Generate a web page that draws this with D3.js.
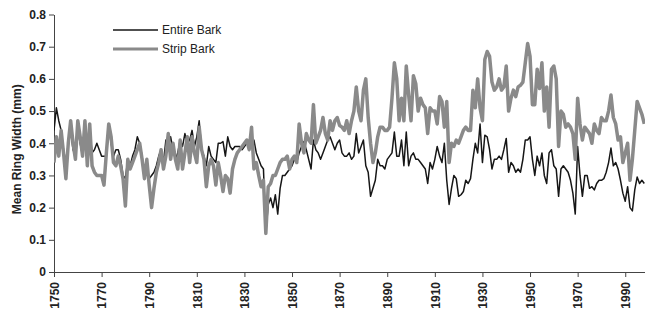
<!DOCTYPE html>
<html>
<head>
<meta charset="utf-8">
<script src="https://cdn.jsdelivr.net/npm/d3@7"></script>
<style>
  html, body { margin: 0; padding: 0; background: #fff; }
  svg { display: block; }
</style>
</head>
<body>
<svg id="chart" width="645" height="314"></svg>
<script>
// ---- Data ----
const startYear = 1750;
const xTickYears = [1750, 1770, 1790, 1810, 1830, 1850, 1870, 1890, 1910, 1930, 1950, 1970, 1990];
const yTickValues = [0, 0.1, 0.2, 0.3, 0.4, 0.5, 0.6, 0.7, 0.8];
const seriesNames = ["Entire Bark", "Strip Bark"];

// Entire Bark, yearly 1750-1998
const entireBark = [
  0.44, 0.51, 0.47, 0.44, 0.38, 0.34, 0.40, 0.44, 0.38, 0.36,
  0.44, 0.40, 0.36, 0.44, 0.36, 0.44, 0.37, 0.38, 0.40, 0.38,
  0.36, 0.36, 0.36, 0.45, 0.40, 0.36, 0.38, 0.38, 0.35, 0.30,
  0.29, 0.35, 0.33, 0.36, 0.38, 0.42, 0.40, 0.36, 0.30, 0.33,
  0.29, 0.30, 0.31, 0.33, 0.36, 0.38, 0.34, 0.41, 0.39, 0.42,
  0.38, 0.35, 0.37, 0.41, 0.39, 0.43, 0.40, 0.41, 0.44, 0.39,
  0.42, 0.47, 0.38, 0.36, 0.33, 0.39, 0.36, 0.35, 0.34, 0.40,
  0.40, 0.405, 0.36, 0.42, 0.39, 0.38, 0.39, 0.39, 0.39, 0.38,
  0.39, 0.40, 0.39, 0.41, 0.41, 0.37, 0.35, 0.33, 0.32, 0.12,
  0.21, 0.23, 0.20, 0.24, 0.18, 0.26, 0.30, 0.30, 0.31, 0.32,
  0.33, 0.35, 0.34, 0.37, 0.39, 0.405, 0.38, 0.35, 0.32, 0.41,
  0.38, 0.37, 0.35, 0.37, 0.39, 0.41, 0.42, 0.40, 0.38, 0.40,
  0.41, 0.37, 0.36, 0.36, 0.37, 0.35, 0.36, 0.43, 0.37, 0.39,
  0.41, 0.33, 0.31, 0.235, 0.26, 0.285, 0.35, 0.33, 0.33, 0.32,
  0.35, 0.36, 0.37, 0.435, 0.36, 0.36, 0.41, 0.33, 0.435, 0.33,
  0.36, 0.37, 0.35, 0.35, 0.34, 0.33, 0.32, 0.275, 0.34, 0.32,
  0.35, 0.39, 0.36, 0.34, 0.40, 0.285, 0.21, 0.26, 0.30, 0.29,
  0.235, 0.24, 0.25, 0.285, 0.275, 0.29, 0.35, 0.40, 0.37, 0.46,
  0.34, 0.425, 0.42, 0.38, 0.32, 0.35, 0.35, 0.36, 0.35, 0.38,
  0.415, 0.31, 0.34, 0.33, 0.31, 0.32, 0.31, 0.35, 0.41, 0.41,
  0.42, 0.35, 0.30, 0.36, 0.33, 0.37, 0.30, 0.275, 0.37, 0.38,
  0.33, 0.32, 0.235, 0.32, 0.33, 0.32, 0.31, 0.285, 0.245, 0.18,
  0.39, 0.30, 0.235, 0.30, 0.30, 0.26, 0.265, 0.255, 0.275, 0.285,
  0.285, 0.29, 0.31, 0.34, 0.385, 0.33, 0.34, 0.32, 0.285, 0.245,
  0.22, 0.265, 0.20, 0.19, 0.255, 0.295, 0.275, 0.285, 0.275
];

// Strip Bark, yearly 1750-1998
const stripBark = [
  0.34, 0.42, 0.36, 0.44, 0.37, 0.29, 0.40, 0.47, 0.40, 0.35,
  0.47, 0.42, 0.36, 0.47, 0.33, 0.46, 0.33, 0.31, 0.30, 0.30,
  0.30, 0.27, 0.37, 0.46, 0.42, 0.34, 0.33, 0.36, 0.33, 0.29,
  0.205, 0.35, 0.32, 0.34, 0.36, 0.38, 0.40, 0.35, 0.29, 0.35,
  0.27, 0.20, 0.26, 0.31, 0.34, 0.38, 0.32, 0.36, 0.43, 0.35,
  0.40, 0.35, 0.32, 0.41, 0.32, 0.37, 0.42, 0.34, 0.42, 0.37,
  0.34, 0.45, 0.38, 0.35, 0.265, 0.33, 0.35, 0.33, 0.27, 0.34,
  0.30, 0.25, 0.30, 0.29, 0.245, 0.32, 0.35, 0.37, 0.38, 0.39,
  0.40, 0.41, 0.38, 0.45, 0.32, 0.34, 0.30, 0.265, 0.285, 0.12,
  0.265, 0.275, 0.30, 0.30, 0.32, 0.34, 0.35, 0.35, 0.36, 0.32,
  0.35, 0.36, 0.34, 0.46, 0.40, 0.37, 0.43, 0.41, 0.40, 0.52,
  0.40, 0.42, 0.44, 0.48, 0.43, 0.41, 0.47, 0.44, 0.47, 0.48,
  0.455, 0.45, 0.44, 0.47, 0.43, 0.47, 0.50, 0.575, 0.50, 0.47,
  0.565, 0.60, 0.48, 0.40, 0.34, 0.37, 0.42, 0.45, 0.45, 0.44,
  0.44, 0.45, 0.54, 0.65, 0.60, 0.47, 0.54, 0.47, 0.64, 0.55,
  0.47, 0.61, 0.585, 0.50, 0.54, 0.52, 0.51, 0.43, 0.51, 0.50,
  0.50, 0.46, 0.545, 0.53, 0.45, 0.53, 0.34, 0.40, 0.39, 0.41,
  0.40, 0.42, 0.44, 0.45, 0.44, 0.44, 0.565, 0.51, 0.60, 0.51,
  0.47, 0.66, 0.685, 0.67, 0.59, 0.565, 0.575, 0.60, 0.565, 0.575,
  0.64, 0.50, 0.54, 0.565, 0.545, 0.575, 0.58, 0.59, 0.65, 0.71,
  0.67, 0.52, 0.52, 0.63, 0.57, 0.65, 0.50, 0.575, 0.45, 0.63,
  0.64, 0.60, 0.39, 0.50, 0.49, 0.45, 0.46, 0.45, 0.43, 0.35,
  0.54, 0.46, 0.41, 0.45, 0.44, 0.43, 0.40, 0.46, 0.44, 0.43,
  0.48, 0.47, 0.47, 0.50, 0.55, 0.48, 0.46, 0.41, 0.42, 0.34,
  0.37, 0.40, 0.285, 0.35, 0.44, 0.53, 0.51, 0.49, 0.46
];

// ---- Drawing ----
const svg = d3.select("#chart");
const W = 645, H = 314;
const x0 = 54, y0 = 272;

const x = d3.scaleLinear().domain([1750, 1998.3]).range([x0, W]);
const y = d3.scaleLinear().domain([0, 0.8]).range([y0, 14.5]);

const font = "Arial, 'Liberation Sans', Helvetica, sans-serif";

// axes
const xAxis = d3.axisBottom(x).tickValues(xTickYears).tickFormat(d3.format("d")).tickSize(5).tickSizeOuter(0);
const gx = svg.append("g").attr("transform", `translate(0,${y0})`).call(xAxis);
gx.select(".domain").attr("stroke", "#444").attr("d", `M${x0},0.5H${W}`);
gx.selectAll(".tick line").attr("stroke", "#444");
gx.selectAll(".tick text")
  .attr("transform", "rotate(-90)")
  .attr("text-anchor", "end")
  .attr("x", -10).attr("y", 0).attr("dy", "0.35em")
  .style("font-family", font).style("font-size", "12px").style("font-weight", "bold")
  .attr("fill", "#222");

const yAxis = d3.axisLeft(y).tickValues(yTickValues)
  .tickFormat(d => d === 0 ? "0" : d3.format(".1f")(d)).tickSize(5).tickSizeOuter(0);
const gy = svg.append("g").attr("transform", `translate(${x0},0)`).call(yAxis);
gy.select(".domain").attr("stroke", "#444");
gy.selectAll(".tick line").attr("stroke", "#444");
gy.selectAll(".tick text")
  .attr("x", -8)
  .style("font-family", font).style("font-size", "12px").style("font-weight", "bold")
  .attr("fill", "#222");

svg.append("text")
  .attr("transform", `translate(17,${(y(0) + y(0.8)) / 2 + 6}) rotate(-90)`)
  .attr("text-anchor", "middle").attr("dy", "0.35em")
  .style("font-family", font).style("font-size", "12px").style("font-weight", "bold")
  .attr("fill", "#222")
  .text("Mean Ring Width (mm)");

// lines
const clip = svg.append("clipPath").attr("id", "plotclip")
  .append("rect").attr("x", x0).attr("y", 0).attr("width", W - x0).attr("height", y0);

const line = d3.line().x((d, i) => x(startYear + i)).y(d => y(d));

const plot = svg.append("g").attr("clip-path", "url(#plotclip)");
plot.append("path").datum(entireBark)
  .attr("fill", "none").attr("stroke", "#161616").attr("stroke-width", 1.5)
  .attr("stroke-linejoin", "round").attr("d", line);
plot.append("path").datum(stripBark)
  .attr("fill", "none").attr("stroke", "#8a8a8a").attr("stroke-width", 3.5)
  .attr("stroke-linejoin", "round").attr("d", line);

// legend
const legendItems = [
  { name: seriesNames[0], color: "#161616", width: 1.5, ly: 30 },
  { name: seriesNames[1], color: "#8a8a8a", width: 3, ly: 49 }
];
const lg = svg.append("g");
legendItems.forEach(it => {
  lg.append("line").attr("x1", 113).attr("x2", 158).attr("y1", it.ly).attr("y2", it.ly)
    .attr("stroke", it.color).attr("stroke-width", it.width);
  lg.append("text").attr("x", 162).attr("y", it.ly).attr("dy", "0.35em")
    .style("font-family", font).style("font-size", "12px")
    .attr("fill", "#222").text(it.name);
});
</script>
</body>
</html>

▬▬▬

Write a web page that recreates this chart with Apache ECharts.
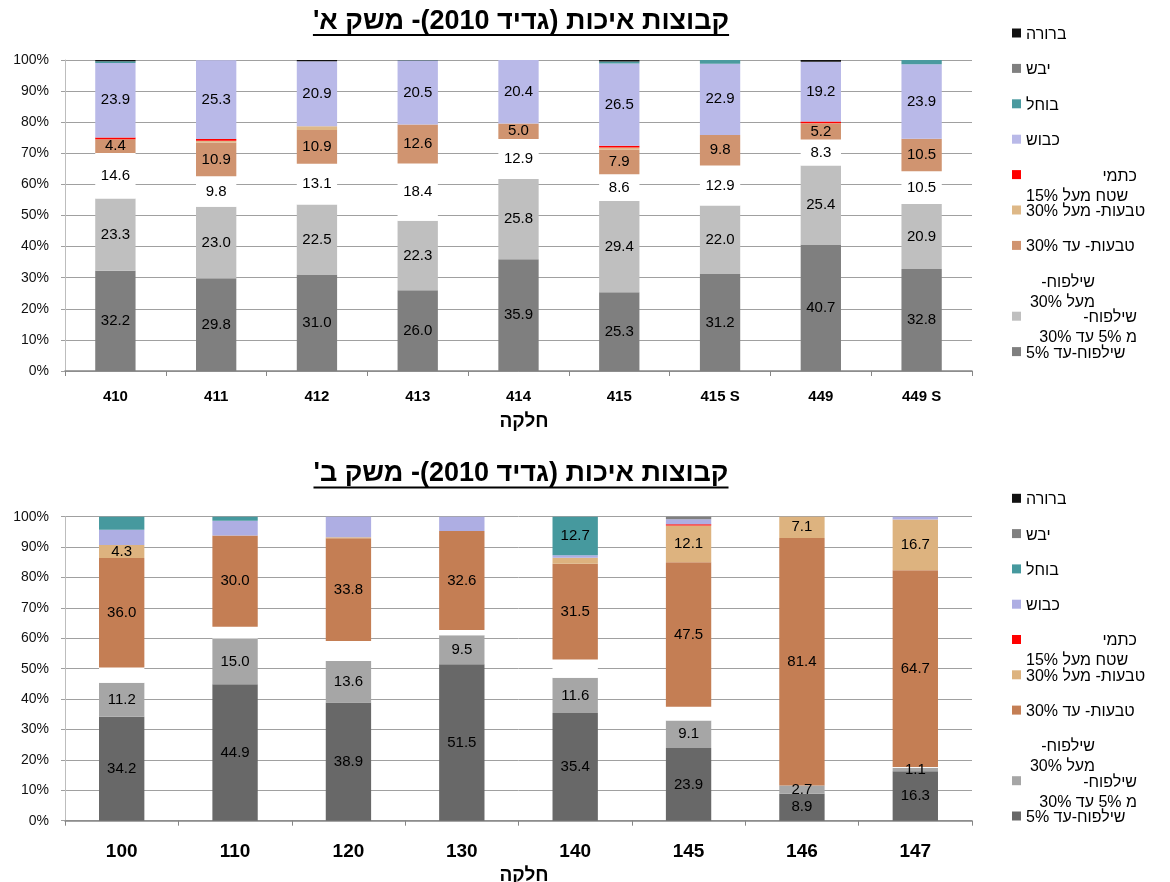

▬▬▬

_SET PROBLEM_
Check each line of the records for the word "this" and extract those that contain it.

_FULL ANSWER_
Generate a web page that draws this with D3.js.
Write a web page that recreates this chart with Apache ECharts.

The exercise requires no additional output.